Only a week old, and the year 2013 is already groaning under the weight of a terrible burden: the death, by gun, of many innocents.

Ranjilo Nemer, killed when a homemade gun accidentally went off on New Year’s Eve, was only four years old; Stephanie Nicole Ella, killed by a stray bullet fired that same night, was seven; Michaella Caimol, hit in the chest by Ronald Bae at the start of his murderous killing spree in Kawit, Cavite, on the fourth day of the year, was also seven; Jan Monica de Vera, another victim of Bae’s, was all of three.

There have been many other victims; in 30 minutes of apparently calm and casual shooting, Bae killed a total of eight victims, including Jan Monica’s 34-year-old mother Rhea, two months pregnant; he also wounded 12 more. Deadly gunfire on New Year’s Eve injured some two dozen revelers. We all mourn their passing; we all offer our prayers to the wounded—but it is the deaths of the very young children that have impressed themselves on our consciousness. They dramatize the overwhelming senselessness of the violence.

There are simply too many loose firearms in the Philippines; a recent estimate puts the total number at some 600,000. That’s half of the 1.2 million firearms that have been registered with the police. In other words, one out of every three firearms in the country is unlicensed, or “loose.”

To make matters worse, the very system of licensing and regulation is highly porous; while law-abiding gun owners file for necessary permits and bring their guns only to gun clubs and shooting ranges, many firearms still manage to float through public spaces unimpeded.

We must tighten the net of regulation.

In the first place, the right to own or carry a gun does not exist, per se, in the Philippines. Gun ownership and gun use are a privilege that the State can regulate, or even withdraw when necessary. Assert that fundamental principle.

Secondly, the country has had a long experience with gun bans, which are in place during election season. No gun ban has ever stopped a determined assassin, and Philippine elections continue to suffer from too much violence, but consider the alternative: How much higher would the casualty tolls be after election day if no gun ban were in effect? Learn the lessons of experience.

Thirdly, consider making gun bans permanent. Allow only qualified persons—from the military, police, security forces—to carry firearms in public. That is the only way to go.

Misfired

AS WE all push for stricter gun controls, we must also beware of misleading or less-than-useful interventions. To cite two examples:

The information that Bae was high on drugs at the time of the killings seems to have entrenched the positions of those who traditionally oppose a total gun ban. Sen. Tito Sotto, for example, said the focus of government effort should be on controlling illegal drug use.
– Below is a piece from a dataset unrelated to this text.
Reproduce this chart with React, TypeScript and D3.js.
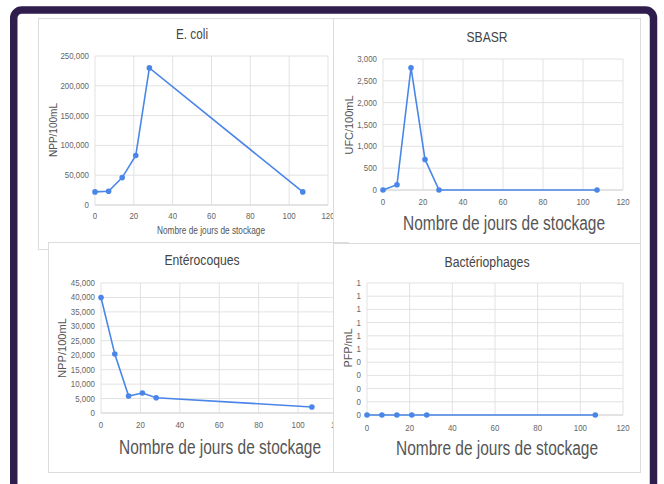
import React from "react";
import * as d3 from "d3";

const days = [0, 7, 14, 21, 28, 107];
const ecoliValues = [22000, 23000, 46000, 83000, 230000, 22000];
const sbasrValues = [0, 120, 2800, 700, 0, 0];
const enteroValues = [40000, 20400, 5900, 6900, 5300, 2100];
const phageValues = [0, 0, 0, 0, 0, 0];
const xTicks = [0, 20, 40, 60, 80, 100, 120];
const ecoliTicks = [0, 50000, 100000, 150000, 200000, 250000];
const sbasrTicks = [0, 500, 1000, 1500, 2000, 2500, 3000];
const enteroTicks = [0, 5000, 10000, 15000, 20000, 25000, 30000, 35000, 40000, 45000];
const phageTicks = [0, 0.1, 0.2, 0.3, 0.4, 0.5, 0.6, 0.7, 0.8, 0.9, 1];
const xLabel = "Nombre de jours de stockage";

const FONT = "'Liberation Sans', Arial, sans-serif";
const BLUE = "#4a86e8";

type Cfg = {
  title: string;
  ylabel: string;
  values: number[];
  yTicks: number[];
  fmt: (v: number) => string;
  panel: { x: number; y: number; w: number; h: number };
  plot: { l: number; r: number; t: number; b: number };
  titlePos: [number, number, number];
  xlab: [number, number, number, number];
  ylab: [number, number, number, number];
  xTickY: number;
};

const comma = d3.format(",");

const charts: Cfg[] = [
  {
    title: "E. coli", ylabel: "NPP/100mL", values: ecoliValues, yTicks: ecoliTicks, fmt: comma,
    panel: { x: 38, y: 18, w: 295, h: 231 }, plot: { l: 95, r: 328, t: 56, b: 205 },
    titlePos: [192, 39, 32], xlab: [211, 233.5, 108, 10], ylab: [57, 130, 54, 10], xTickY: 219,
  },
  {
    title: "SBASR", ylabel: "UFC/100mL", values: sbasrValues, yTicks: sbasrTicks, fmt: comma,
    panel: { x: 333, y: 18, w: 307, h: 227 }, plot: { l: 383, r: 623, t: 59, b: 190 },
    titlePos: [487, 42, 41], xlab: [504, 230, 202, 20], ylab: [353, 125, 59, 10.5], xTickY: 205,
  },
  {
    title: "Entérocoques", ylabel: "NPP/100mL", values: enteroValues, yTicks: enteroTicks, fmt: comma,
    panel: { x: 48, y: 242, w: 300, h: 230 }, plot: { l: 101, r: 337.5, t: 283, b: 413 },
    titlePos: [202, 265, 75], xlab: [220, 454, 202, 20], ylab: [66, 348, 60, 10.5], xTickY: 428,
  },
  {
    title: "Bactériophages", ylabel: "PFP/mL", values: phageValues, yTicks: phageTicks, fmt: (v) => String(Math.round(v)),
    panel: { x: 333, y: 243, w: 307, h: 229 }, plot: { l: 367, r: 623, t: 283, b: 415 },
    titlePos: [487, 267, 85], xlab: [497, 455, 202, 20], ylab: [352, 348, 39, 10.5], xTickY: 431,
  },
];

function Chart({ c }: { c: Cfg }) {
  const x = d3.scaleLinear().domain([0, 120]).range([c.plot.l, c.plot.r]);
  const yMax = c.yTicks[c.yTicks.length - 1];
  const y = d3.scaleLinear().domain([0, yMax]).range([c.plot.b, c.plot.t]);
  const line = d3.line<number>().x((_, i) => x(days[i])).y((v) => y(v));
  return (
    <g>
      <rect x={c.panel.x + 0.5} y={c.panel.y + 0.5} width={c.panel.w} height={c.panel.h} fill="#fff" stroke="#dcdcdc" />
      {xTicks.map((t) => (
        <line key={"gx" + t} x1={x(t)} x2={x(t)} y1={c.plot.t} y2={c.plot.b} stroke="#e2e2e2" strokeWidth={1} />
      ))}
      {c.yTicks.map((t, i) => (
        <line key={"gy" + i} x1={c.plot.l} x2={c.plot.r} y1={y(t)} y2={y(t)} stroke="#e2e2e2" strokeWidth={1} />
      ))}
      <line x1={c.plot.l} x2={c.plot.r} y1={c.plot.b} y2={c.plot.b} stroke="#d6d6d6" />
      {c.yTicks.map((t, i) => (
        <text key={"ty" + i} transform={`translate(${c.plot.l - 6},${y(t) + 3}) scale(0.9,1)`} textAnchor="end"
          fontSize={8.8} fill="#666" fontFamily={FONT}>{c.fmt(t)}</text>
      ))}
      {xTicks.map((t) => (
        <text key={"tx" + t} transform={`translate(${x(t)},${c.xTickY}) scale(0.9,1)`} textAnchor="middle"
          fontSize={8.8} fill="#666" fontFamily={FONT}>{t}</text>
      ))}
      <path d={line(c.values) || ""} fill="none" stroke={BLUE} strokeWidth={1.6} />
      {c.values.map((v, i) => (
        <circle key={"p" + i} cx={x(days[i])} cy={y(v)} r={2.8} fill={BLUE} />
      ))}
      <text x={c.titlePos[0]} y={c.titlePos[1]} textAnchor="middle" fontSize={14} fill="#444" fontFamily={FONT}
        textLength={c.titlePos[2]} lengthAdjust="spacingAndGlyphs">{c.title}</text>
      <text x={c.xlab[0]} y={c.xlab[1]} textAnchor="middle" fontSize={c.xlab[3]} fill="#555" fontFamily={FONT}
        textLength={c.xlab[2]} lengthAdjust="spacingAndGlyphs">{xLabel}</text>
      <text transform={`translate(${c.ylab[0]},${c.ylab[1]}) rotate(-90)`} textAnchor="middle" fontSize={c.ylab[3]}
        fill="#555" fontFamily={FONT} textLength={c.ylab[2]} lengthAdjust="spacingAndGlyphs">{c.ylabel}</text>
    </g>
  );
}

export default function App() {
  return (
    <svg width={664} height={484} style={{ position: "absolute", left: 0, top: 0 }}>
      <rect width={664} height={484} fill="#fff" />
      <rect x={13.75} y={10} width={639.75} height={520} rx={8} fill="#fff" stroke="#2f1d4e" strokeWidth={7.5} />
      {charts.map((c, i) => (
        <Chart key={i} c={c} />
      ))}
    </svg>
  );
}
The Philippine Drug Enforcement Agency, he said, should be given more funds, “so it could upgrade its anti-drug operations. There should also be more coordination and synchronization in the efforts of all agencies involved in the fight against illegal drugs.”

We are not against giving the PDEA the funds it needs, but Sotto does not seem to have considered the matter thoroughly: If guns were not easily available, how many people would a drugged Bae have managed to kill with, say, a bolo or a knife?

Another senator, Bong Revilla of Cavite, has accused the Calabarzon regional police director of increasing the casualty toll in Bae’s killing spree through his “unilateral” decision to reshuffle Cavite police officials.

“The new officers [Chief Superintendent James] Melad assigned to the province knew nothing and were unfamiliar with places there. That’s obvious in their response to the emergency,” Revilla charged in a written statement.

It is important to determine exactly what happened in that fateful hour in Kawit last Friday, and what the police did and didn’t do, but Revilla’s tirade seems to be fueled by internal (that is, provincial) politics. It’s best he doesn’t get in the way.